WHAT YOU SHOULD DO → Take the lines from the top down to and including the one with "import plotly.graph_objects as go" and repeat them exactly. Omit images.

DATA IN THIS EXERCISE →
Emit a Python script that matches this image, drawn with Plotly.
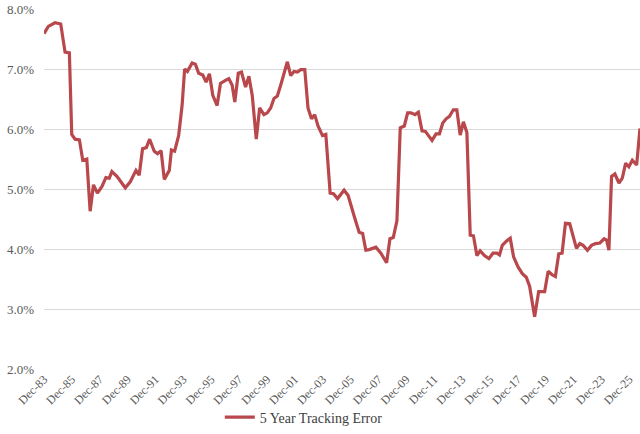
import plotly.graph_objects as go

# Decimal years (Dec-83 = 1983.917)
years = [
    1983.92, 1984.23, 1984.71, 1985.12, 1985.43, 1985.74, 1985.91, 1986.15, 1986.46, 1986.70,
    1986.99, 1987.23, 1987.47, 1987.75, 1988.07, 1988.36, 1988.60, 1988.79, 1989.15, 1989.75,
    1990.11, 1990.52, 1990.75, 1990.99, 1991.26, 1991.50, 1991.83, 1992.07, 1992.32, 1992.55,
    1992.91, 1993.06, 1993.29, 1993.58, 1993.83, 1994.01, 1994.21, 1994.55, 1994.78, 1995.02,
    1995.31, 1995.55, 1995.79, 1996.03, 1996.34, 1996.58, 1996.94, 1997.18, 1997.42, 1997.61,
    1997.86, 1998.09, 1998.38, 1998.62, 1998.86, 1999.15, 1999.39, 1999.70, 1999.94, 2000.18,
    2000.42, 2000.66, 2000.90, 2001.14, 2001.38, 2001.62, 2001.86, 2002.10, 2002.34, 2002.63,
    2002.86, 2003.11, 2003.34, 2003.58, 2003.90, 2004.14, 2004.45, 2004.69, 2004.98, 2005.45,
    2005.74, 2006.17, 2006.53, 2006.78, 2007.01, 2007.25, 2007.73, 2008.09, 2008.50, 2008.74,
    2008.98, 2009.24, 2009.48, 2009.77, 2010.01, 2010.25, 2010.54, 2010.78, 2011.04, 2011.28,
    2011.76, 2012.05, 2012.29, 2012.53, 2012.77, 2013.01, 2013.29, 2013.54, 2013.78, 2014.01,
    2014.26, 2014.50, 2014.73, 2014.98, 2015.21, 2015.52, 2015.84, 2016.13, 2016.42, 2016.60,
    2016.80, 2017.09, 2017.37, 2017.61, 2017.93, 2018.24, 2018.52, 2018.76, 2019.12, 2019.41,
    2019.84, 2020.09, 2020.37, 2020.61, 2020.85, 2021.09, 2021.33, 2021.64, 2021.88, 2022.12,
    2022.36, 2022.60, 2022.91, 2023.20, 2023.49, 2023.80, 2024.11, 2024.28, 2024.45, 2024.64,
    2024.88, 2025.17, 2025.41, 2025.65, 2025.88, 2026.13, 2026.44, 2026.68,
]

# 5 Year Tracking Error, in percent
tracking_error = [
    7.59, 7.71, 7.77, 7.75, 7.28, 7.27, 5.91, 5.83, 5.82, 5.48,
    5.50, 4.63, 5.07, 4.93, 5.04, 5.19, 5.18, 5.29, 5.21, 5.02,
    5.12, 5.31, 5.23, 5.67, 5.69, 5.83, 5.63, 5.59, 5.64, 5.16,
    5.31, 5.65, 5.63, 5.89, 6.40, 7.00, 6.96, 7.10, 7.08, 6.93,
    6.90, 6.78, 6.92, 6.56, 6.39, 6.76, 6.81, 6.84, 6.73, 6.45,
    6.93, 6.95, 6.70, 6.88, 6.56, 5.83, 6.35, 6.24, 6.27, 6.35,
    6.51, 6.55, 6.73, 6.95, 7.12, 6.89, 6.96, 6.95, 6.99, 6.99,
    6.35, 6.17, 6.24, 6.05, 5.89, 5.91, 4.93, 4.92, 4.84, 4.98,
    4.89, 4.55, 4.28, 4.26, 3.98, 3.99, 4.03, 3.93, 3.77, 4.17,
    4.19, 4.47, 6.02, 6.05, 6.27, 6.27, 6.24, 6.28, 5.97, 5.96,
    5.81, 5.92, 5.92, 6.10, 6.17, 6.21, 6.32, 6.32, 5.90, 6.12,
    5.94, 4.23, 4.22, 3.89, 3.97, 3.89, 3.84, 3.93, 3.93, 3.90,
    4.06, 4.13, 4.18, 3.87, 3.70, 3.59, 3.53, 3.38, 2.87, 3.29,
    3.29, 3.63, 3.57, 3.54, 3.92, 3.93, 4.43, 4.42, 4.20, 4.01,
    4.09, 4.06, 3.98, 4.06, 4.09, 4.10, 4.17, 4.15, 3.98, 5.21,
    5.25, 5.10, 5.18, 5.43, 5.37, 5.48, 5.40, 6.01,
]

tick_years = [1983.917 + 2 * i for i in range(22)]
tick_labels = ["Dec-83", "Dec-85", "Dec-87", "Dec-89", "Dec-91", "Dec-93", "Dec-95",
               "Dec-97", "Dec-99", "Dec-01", "Dec-03", "Dec-05", "Dec-07", "Dec-09",
               "Dec-11", "Dec-13", "Dec-15", "Dec-17", "Dec-19", "Dec-21", "Dec-23",
               "Dec-25"]

y_ticks = [2, 3, 4, 5, 6, 7, 8]
y_tick_labels = ["2.0%", "3.0%", "4.0%", "5.0%", "6.0%", "7.0%", "8.0%"]

serif = "Liberation Serif, Times New Roman, serif"

fig = go.Figure()
fig.add_trace(go.Scatter(
    x=years, y=tracking_error, mode="lines",
    name="5 Year Tracking Error",
    line=dict(color="#B8484B", width=3.2),
))

fig.update_layout(
    width=640, height=434,
    margin=dict(l=44, r=0, t=9, b=57),
    paper_bgcolor="white", plot_bgcolor="white",
    showlegend=True,
    legend=dict(orientation="h", x=0.295, xanchor="left", y=-0.135, yanchor="middle",
                font=dict(family=serif, size=14, color="#404040"),
                bgcolor="rgba(0,0,0,0)"),
    font=dict(family=serif, color="#595959"),
)
fig.update_xaxes(
    range=[years[0], years[-1]],
    tickvals=tick_years, ticktext=tick_labels,
    tickangle=-45, tickfont=dict(family=serif, size=12, color="#595959"),
    showgrid=False, zeroline=False, showline=False, ticks="",
    automargin=False,
)
fig.update_yaxes(
    range=[2, 8], tickvals=y_ticks, ticktext=y_tick_labels,
    tickfont=dict(family=serif, size=13, color="#595959"),
    showgrid=True, gridcolor="#D9D9D9", gridwidth=1,
    zeroline=False, showline=False, ticks="",
    ticklabelstandoff=9,
    automargin=False,
)

fig.write_html("out.html")
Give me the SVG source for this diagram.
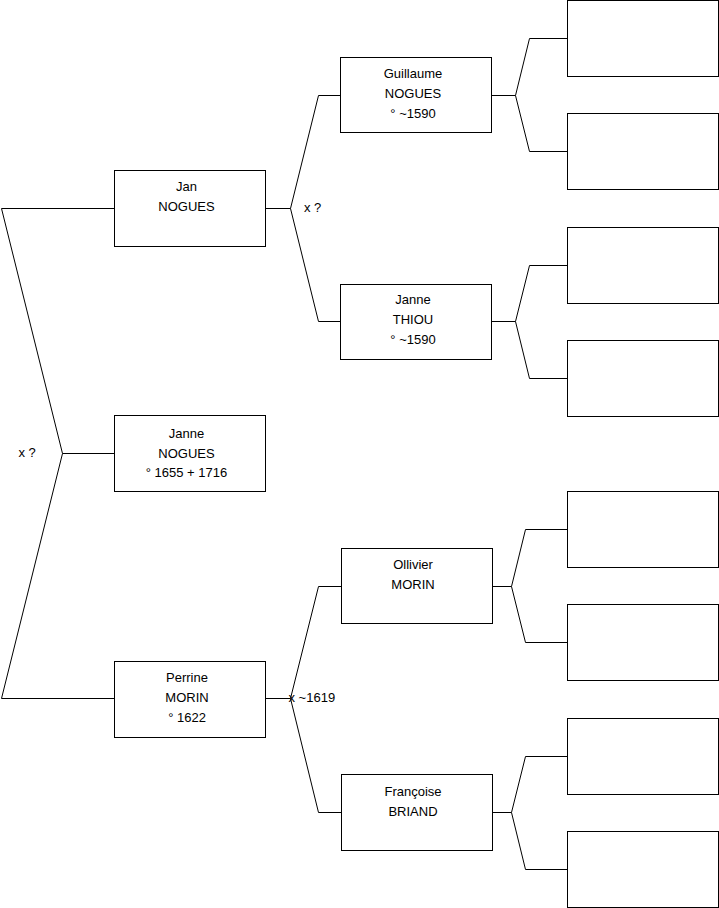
<svg xmlns="http://www.w3.org/2000/svg" width="719" height="908" viewBox="0 0 719 908">
<style>
.box{fill:#fff;stroke:#000;stroke-width:1}
.ln{fill:none;stroke:#000;stroke-width:1}
text{font-family:"Liberation Sans",Arial,sans-serif;font-size:13px;fill:#000}
.c{text-anchor:middle}
</style>
<rect width="719" height="908" fill="#fff"/>
<g id="connectors">
<polyline class="ln" points="114.5,208.5 1.5,208.5 62.5,453.5 1.5,698.5 114.5,698.5"/>
<line class="ln" x1="62.5" y1="453.5" x2="114.5" y2="453.5"/>
<polyline class="ln" points="340.5,95.5 318.5,95.5 290.5,208.5 318.5,321.5 340.5,321.5"/>
<line class="ln" x1="265.5" y1="208.5" x2="290.5" y2="208.5"/>
<polyline class="ln" points="341.5,586.5 318.5,586.5 290.5,698.5 318.5,812.5 341.5,812.5"/>
<line class="ln" x1="265.5" y1="698.5" x2="290.5" y2="698.5"/>
<polyline class="ln" points="567.5,38.5 529.5,38.5 515.5,95.5 529.5,151.5 567.5,151.5"/>
<line class="ln" x1="491.5" y1="95.5" x2="515.5" y2="95.5"/>
<polyline class="ln" points="567.5,265.5 529.5,265.5 515.5,321.5 529.5,378.5 567.5,378.5"/>
<line class="ln" x1="491.5" y1="321.5" x2="515.5" y2="321.5"/>
<polyline class="ln" points="567.5,529.5 525.5,529.5 511.5,586.5 525.5,642.5 567.5,642.5"/>
<line class="ln" x1="492.5" y1="586.5" x2="511.5" y2="586.5"/>
<polyline class="ln" points="567.5,756.5 525.5,756.5 511.5,812.5 525.5,869.5 567.5,869.5"/>
<line class="ln" x1="492.5" y1="812.5" x2="511.5" y2="812.5"/>
</g>
<g id="labels">
<text x="18.5" y="456.5">x ?</text>
<text x="304" y="211.5">x ?</text>
<text x="288.5" y="702">x ~1619</text>
</g>
<g id="jan">
<rect class="box" x="114.5" y="170.5" width="151" height="76"/>
<text class="c" x="186.5" y="190.6">Jan</text>
<text class="c" x="186.5" y="210.6">NOGUES</text>
</g>
<g id="janne-nogues">
<rect class="box" x="114.5" y="415.5" width="151" height="76"/>
<text class="c" x="186.5" y="438">Janne</text>
<text class="c" x="186.5" y="457.7">NOGUES</text>
<text class="c" x="186.5" y="477.4">° 1655 + 1716</text>
</g>
<g id="perrine">
<rect class="box" x="114.5" y="661.5" width="151" height="76"/>
<text class="c" x="187" y="681.6">Perrine</text>
<text class="c" x="187" y="701.6">MORIN</text>
<text class="c" x="187" y="721.6">° 1622</text>
</g>
<g id="guillaume">
<rect class="box" x="340.5" y="57.5" width="151" height="75"/>
<text class="c" x="413" y="77.6">Guillaume</text>
<text class="c" x="413" y="97.6">NOGUES</text>
<text class="c" x="413" y="117.6">° ~1590</text>
</g>
<g id="janne-thiou">
<rect class="box" x="340.5" y="284.5" width="151" height="75"/>
<text class="c" x="413" y="303.6">Janne</text>
<text class="c" x="413" y="323.6">THIOU</text>
<text class="c" x="413" y="343.6">° ~1590</text>
</g>
<g id="ollivier">
<rect class="box" x="341.5" y="548.5" width="151" height="75"/>
<text class="c" x="413" y="568.6">Ollivier</text>
<text class="c" x="413" y="588.6">MORIN</text>
</g>
<g id="francoise">
<rect class="box" x="341.5" y="774.5" width="151" height="76"/>
<text class="c" x="413" y="795.6">Françoise</text>
<text class="c" x="413" y="815.6">BRIAND</text>
</g>
<g id="r1"><rect class="box" x="567.5" y="0.5" width="151" height="76"/></g>
<g id="r2"><rect class="box" x="567.5" y="113.5" width="151" height="76"/></g>
<g id="r3"><rect class="box" x="567.5" y="227.5" width="151" height="76"/></g>
<g id="r4"><rect class="box" x="567.5" y="340.5" width="151" height="76"/></g>
<g id="r5"><rect class="box" x="567.5" y="491.5" width="151" height="76"/></g>
<g id="r6"><rect class="box" x="567.5" y="604.5" width="151" height="76"/></g>
<g id="r7"><rect class="box" x="567.5" y="718.5" width="151" height="76"/></g>
<g id="r8"><rect class="box" x="567.5" y="831.5" width="151" height="76"/></g>
</svg>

OUTPUT OF THE EXERCISE →
Emit a Python script that matches this image, drawn with Plotly.
import plotly.graph_objects as go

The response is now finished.